Kunal Sen discusses COVID-19 and subnational state capacity in India

Seminar at the School of Development Studies, Ambedkar University, New Delhi

Kunal Sen discusses COVID-19 and subnational state capacity in India


Kunal Sen delivers a seminar on key findings from the UNU-WIDER research project COVID-19 and subnational state capacity in India at the School of Development Studies, Ambedkar University in Delhi, India. The project's detailed studies of the interrelationships between state capacity, policy response, and key outcomes during the COVID-19 pandemic across Indian states provide a rare comparative insight into the critical factors that account for an effective state response to emergent crises. The collection of studies Dr. Sen covers in this seminar are the subject of a forthcoming edited volume. They form a part of the research undertaken as a part of The state and statebuilding in the Global South project.    

About

During a crisis, the state plays a crucial role in responding the needs of the citizens and non-citizens within its borders, particularly with respect to needs that would impact their public health and socioeconomic wellbeing. In response to the COVID-19 pandemic, there is a growing body of research that focuses on the role and diverse capacities of national state institutions in this regard (e.g., Ang, 2020; Fukuyama, 2020; Gisselquist & Vaccaro, 2022; Mao, 2021; Patterson & Balogun, 2021). Much less research attention has been paid the role of the state at the subnational level (with some key exceptions, e.g., Basu & Mazumder, 2021; Imai, Kaicker, & Gaiha, 2021; Kujur & Goswami, 2020). However, in many countries, subnational state institutions clearly played a significant role in the pandemic response.

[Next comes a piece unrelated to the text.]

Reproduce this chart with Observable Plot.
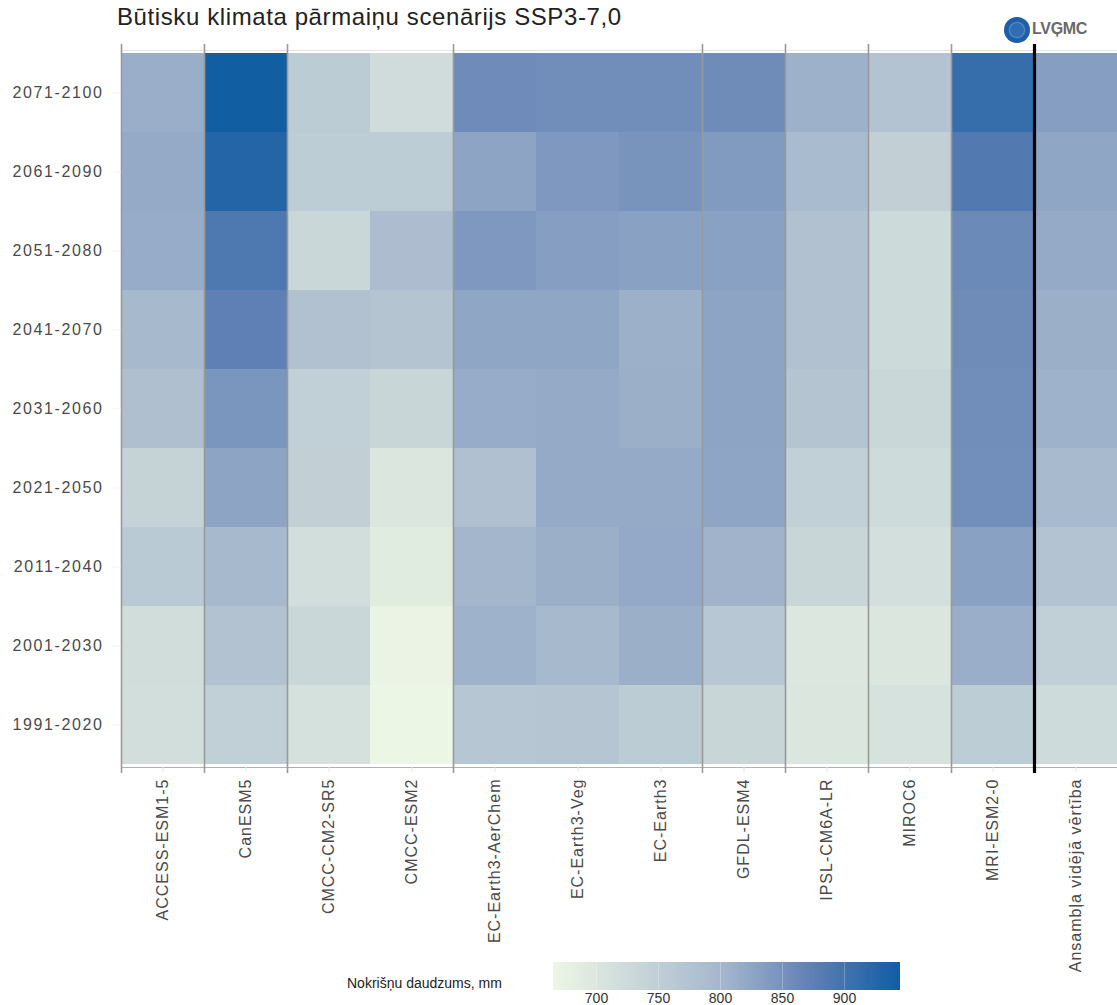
<!DOCTYPE html>
<html lang="lv">
<head>
<meta charset="utf-8">
<script src="https://cdn.jsdelivr.net/npm/d3@7"></script>
<script src="https://cdn.jsdelivr.net/npm/@observablehq/plot@0.6"></script>
<style>
  html, body { margin: 0; padding: 0; background: #fff; }
  #wrap { position: relative; width: 1117px; height: 1005px; overflow: hidden; font-family: "Liberation Sans", Arial, sans-serif; }
  #title { position: absolute; left: 117px; top: 3px; font-size: 24px; letter-spacing: 0.6px; color: #222; white-space: nowrap; }
  #logo { position: absolute; left: 1004px; top: 17px; width: 26px; height: 26px; border-radius: 50%;
          background: radial-gradient(circle, #2e6db3 0 35%, #5a8cc7 40%, #1f5ea8 48%, #1a5aa5 100%); }
  #logotext { position: absolute; left: 1032px; top: 20px; font-size: 16px; font-weight: bold; color: #6a6a6a; letter-spacing: -0.3px; }
  #chart { position: absolute; left: 0; top: 0; }
  #leglabel { position: absolute; left: 347px; top: 975px; font-size: 14px; color: #222; white-space: nowrap; }
  #legend { position: absolute; left: 553px; top: 960px; }
  #legend svg line { stroke: #fff; stroke-opacity: 0.25; }
  svg { background: transparent !important; }
  .xax text { letter-spacing: 1px; }
  .yax text { letter-spacing: 1.6px; }
</style>
</head>
<body>
<div id="wrap">
  <div id="chart"></div>
  <div id="title">Būtisku klimata pārmaiņu scenārijs SSP3-7,0</div>
  <div id="logo"></div>
  <div id="logotext">LVĢMC</div>
  <div id="leglabel">Nokrišņu daudzums, mm</div>
  <div id="legend"></div>
</div>
<script>
// Periods, top row first
const periods = ["2071-2100","2061-2090","2051-2080","2041-2070","2031-2060","2021-2050","2011-2040","2001-2030","1991-2020"];
const models = ["ACCESS-ESM1-5","CanESM5","CMCC-CM2-SR5","CMCC-ESM2","EC-Earth3-AerChem","EC-Earth3-Veg","EC-Earth3","GFDL-ESM4","IPSL-CM6A-LR","MIROC6","MRI-ESM2-0","Ansambļa vidējā vērtība"];

// Precipitation (mm) per model, in the order of `periods`
const accessEsm15   = [814, 820, 817, 797, 783, 741, 761, 719, 717];
const canEsm5       = [944, 929, 891, 876, 846, 828, 797, 777, 749];
const cmccCm2Sr5    = [757, 755, 733, 779, 749, 747, 717, 733, 711];
const cmccEsm2      = [721, 755, 787, 773, 735, 701, 687, 671, 666];
const ecEarth3Aer   = [860, 827, 843, 825, 817, 781, 803, 809, 769];
const ecEarth3Veg   = [856, 843, 836, 825, 820, 819, 813, 797, 771];
const ecEarth3      = [856, 849, 832, 812, 813, 819, 821, 813, 757];
const gfdlEsm4      = [859, 840, 832, 828, 828, 826, 807, 767, 735];
const ipslCm6aLr    = [810, 793, 779, 779, 773, 749, 735, 697, 699];
const miroc6        = [775, 747, 727, 727, 733, 725, 715, 701, 709];
const mriEsm20      = [912, 887, 862, 859, 856, 855, 832, 814, 755];
const ensembleMean  = [836, 825, 820, 813, 809, 795, 775, 749, 725];

const series = [accessEsm15, canEsm5, cmccCm2Sr5, cmccEsm2, ecEarth3Aer, ecEarth3Veg, ecEarth3, gfdlEsm4, ipslCm6aLr, miroc6, mriEsm20, ensembleMean];

// Group separators (drawn at the left edge of these columns)
const groupStarts = ["ACCESS-ESM1-5","CanESM5","CMCC-CM2-SR5","EC-Earth3-AerChem","GFDL-ESM4","IPSL-CM6A-LR","MIROC6","MRI-ESM2-0"];
const ensembleStart = ["Ansambļa vidējā vērtība"];

// Colour scale
const colorDomain = [665, 735, 805, 875, 945];
const colorRange = ["#edf6e5", "#c8d6d8", "#a3b5cc", "#5f80b4", "#115da3"];
const legendTicks = [700, 750, 800, 850, 900];

const table = models.flatMap((m, i) => periods.map((p, j) => ({model: m, period: p, value: series[i][j]})));

const W = 1117, H = 1005, mL = 121, mR = 0, mT = 50, mB = 238;
const halfBand = (W - mL - mR) / models.length / 2;

const colorOpts = {type: "linear", domain: colorDomain, range: colorRange};

const chart = Plot.plot({
  width: W, height: H,
  marginLeft: mL, marginRight: mR, marginTop: mT, marginBottom: mB,
  style: {fontFamily: "Liberation Sans, Arial, sans-serif", background: "transparent"},
  x: {domain: models, padding: 0, label: null},
  y: {domain: periods, padding: 0, label: null},
  color: colorOpts,
  marks: [
    Plot.cell(table, {x: "model", y: "period", fill: "value", inset: 0, shapeRendering: "crispEdges"}),
    Plot.frame({anchor: "top", stroke: "#e4e4e4"}),
    Plot.frame({anchor: "bottom", stroke: "#b0b0b0"}),
    Plot.ruleX(groupStarts, {x: d => d, dx: -halfBand, stroke: "#999", strokeWidth: 1.6, insetTop: -6, insetBottom: -6}),
    Plot.ruleX(ensembleStart, {x: d => d, dx: -halfBand, stroke: "#000", strokeWidth: 3.2, insetTop: -6, insetBottom: -6}),
    Plot.axisX({anchor: "bottom", tickRotate: -90, tickSize: 5, tickPadding: 6, stroke: "#e8e8e8", fill: "#4a4a4a", fontSize: 16, label: null, className: "xax"}),
    Plot.axisY({anchor: "left", tickSize: 8, tickPadding: 10, stroke: "#f2f2f2", fill: "#4a4a4a", fontSize: 16, label: null, className: "yax"})
  ]
});
document.getElementById("chart").appendChild(chart);

const legend = Plot.legend({
  color: colorOpts,
  legend: "ramp",
  width: 347, height: 48, marginTop: 2, marginBottom: 18, marginLeft: 0, marginRight: 0,
  ticks: legendTicks, tickSize: 0, label: null,
  style: {fontFamily: "Liberation Sans, Arial, sans-serif", fontSize: "14px", color: "#333", background: "transparent"}
});
document.getElementById("legend").appendChild(legend);
</script>
</body>
</html>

This research collection addresses this research gap through a focused consideration of COVID-19’s impact and subsequent policy response in India, at the level of states and union territories. It adopts a nested analysis approach, combining quantitative analysis of available data across India’s states with five in-depth state-level case studies.

Building on initial quantitative analysis, five states were identified for an in-depth study: Bihar, Kerala, Maharashtra, Uttar Pradesh, and West Bengal. Case studies go beyond the numbers to provide a nuanced consideration of the interrelationships between state capacity, policy response, and pandemic outcomes.

In so doing, the work offers new empirical insight into what happened during the first two waves of the pandemic across India’s states, and what this variation and experience tells us about the nature of subnational state institutions. Pandemic response and outcomes have continued to evolve, but this early period of the pandemic offers an important snapshot into the functioning of states in crisis, at all levels, and in environments of limited information.